Et de l’autre côté de la balance, les charges s’accumulent. Le crédit nécessaire au financement de ses études ? 10 000 euros à rembourser soit 400 euros par mois pendant trois ans, et la banque refuse de rééchelonner les traites. Le loyer de leur deux-pièces et demi ? Il est passé de 450 à 600 euros en janvier. L’organisme HLM a prétexté des travaux de réfection de la chaudière et une réévaluation des charges de 2008. “Mais le chauffage marche encore super mal”, s’énervent-elles.
Face à ces difficultés, Elise et sa mère ont franchi pour la première fois la porte d’une assistante sociale cet hiver.

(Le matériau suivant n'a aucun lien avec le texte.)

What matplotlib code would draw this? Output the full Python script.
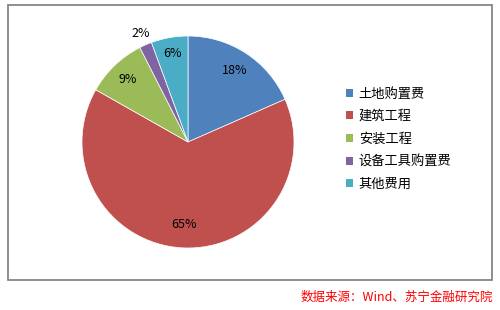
import numpy as np
import matplotlib
matplotlib.use("Agg")
import matplotlib.pyplot as plt
from matplotlib.patches import Rectangle

plt.rcParams['font.family'] = ['Noto Sans CJK SC', 'DejaVu Sans']

# cost structure shares (%)
categories = ['土地购置费', '建筑工程', '安装工程', '设备工具购置费', '其他费用']
shares = [18.4, 64.8, 9.3, 1.9, 5.6]
colors = ['#4F81BD', '#C0504D', '#9BBB59', '#8064A2', '#4BACC6']
label_dist = [0.81, 0.78, 0.82, 1.12, 0.85]
source = '数据来源：Wind、苏宁金融研究院'

W, H = 500, 310
fig = plt.figure(figsize=(W / 100, H / 100), dpi=100)

# outer frame
fig.patches.append(Rectangle((8 / W, 1 - 280 / H), 484 / W, 275 / H,
                             transform=fig.transFigure, fill=False,
                             edgecolor='#868686', linewidth=1.3))

cx, cy, r = 188, 142, 106
ax = fig.add_axes([(cx - r) / W, 1 - (cy + r) / H, 2 * r / W, 2 * r / H])
wedges, _ = ax.pie(shares, colors=colors, startangle=90, counterclock=False,
                   wedgeprops=dict(edgecolor='white', linewidth=0.5))
ax.set_xlim(-1, 1)
ax.set_ylim(-1, 1)
ax.set_aspect('equal')

for w, v, d in zip(wedges, shares, label_dist):
    mid = np.deg2rad((w.theta1 + w.theta2) / 2)
    ax.text(d * np.cos(mid), d * np.sin(mid), '%.0f%%' % v,
            ha='center', va='center', fontsize=9, color='black')

leg = fig.legend(wedges, categories, loc='upper left',
                 bbox_to_anchor=(339 / W, 1 - 81 / H), frameon=False,
                 fontsize=9.5, handlelength=0.55, handleheight=0.55,
                 handletextpad=0.45, labelspacing=0.72, borderpad=0)
for h in leg.legend_handles:
    h.set_edgecolor('none')

fig.text(493 / W, 1 - 297 / H, source, ha='right', va='center',
         fontsize=9, color='#FF0000', style='italic')

fig.savefig('out.png', dpi=100)
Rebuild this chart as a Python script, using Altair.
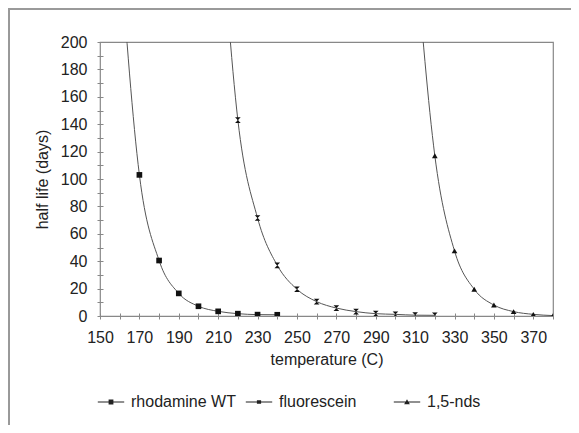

C’est elle qui les a orientées vers l’épicerie sociale. “Toutes ces démarches ont été extrêmement difficiles à accomplir, nous n’avons jamais eu besoin d’aide jusque-là, nous venons d’un milieu plutôt aisé.” Lorsque je leur parle des Restos du cœur, elles s’étonnent même de pouvoir peut-être en bénéficier. “Ce n’est pas pour nous, il y a des gens plus en difficulté” affirme Elise, et, avec ses problèmes de santé, sa mère doit de toute façon suivre un régime très strict, qui lui interdit la plupart des produits préparés ou en conserve. “Je ne me vois pas faire mon tri dans les rayons du Resto du cœur, je serais trop gênée” affirme-t-elle.
Devant tant d’obstacles, je leur demande quand même si elles voient une porte de sortie dans un avenir proche. “Pas vraiment. Au Pôle emploi, ils nous disent simplement d’attendre que l’économie redémarre” lâche Elise. Alors en attendant, elle entreprend diverses activités non rémunérées dans son domaine d’activité, pour ne pas perdre la main “et pour ne pas dire lors des entretiens que je ne fais rien depuis des mois”. Malgré tout souriante, elle semble avoir encore la force de se battre pour quelques mois. Mais si la crise dure plus longtemps ?
Ahmed F. a 28 ans et est diplômé d’un master de droit et relations internationales. Normalement pas une filière chômage. D’ailleurs, en janvier 2008, plusieurs entreprises assurent qu’elles seront prêtes à l’embaucher une fois son diplôme en poche. En juillet, il se tourne donc naturellement vers elles. Mais les promesses ont là aussi disparu. A la rentrée, c’est encore pire. “A chaque entretien, on me fait le coup de la crise.” Alors Ahmed pose une demande de RMI. “J’étais honteux, mais l’assistante sociale m’a dit qu’il fallait que je vois ça comme un prolongement de ma bourse d’étudiants.”
Depuis, Ahmed a bien eu quelques entretiens, mais à chaque fois peu concluants. “Avec le dispositif des emplois jeunes, on pouvait au moins trouver du travail comme jeune diplômé”, vante-t-il. Pour vivre, il travaille également à droite à gauche, notamment en donnant quelques cours. Il espère que la mise en place du revenu de solidarité active, prévue pour juin, lui permettra de cumuler son minima social avec une activité officielle. Mais, en attendant, lui aussi doit venir à l’épicerie sociale pour se nourrir. Et comme il a du temps et n’arrive pas à se sentir totalement à sa place, il aide bénévolement Elsa Atiya, l’employée de l’épicerie.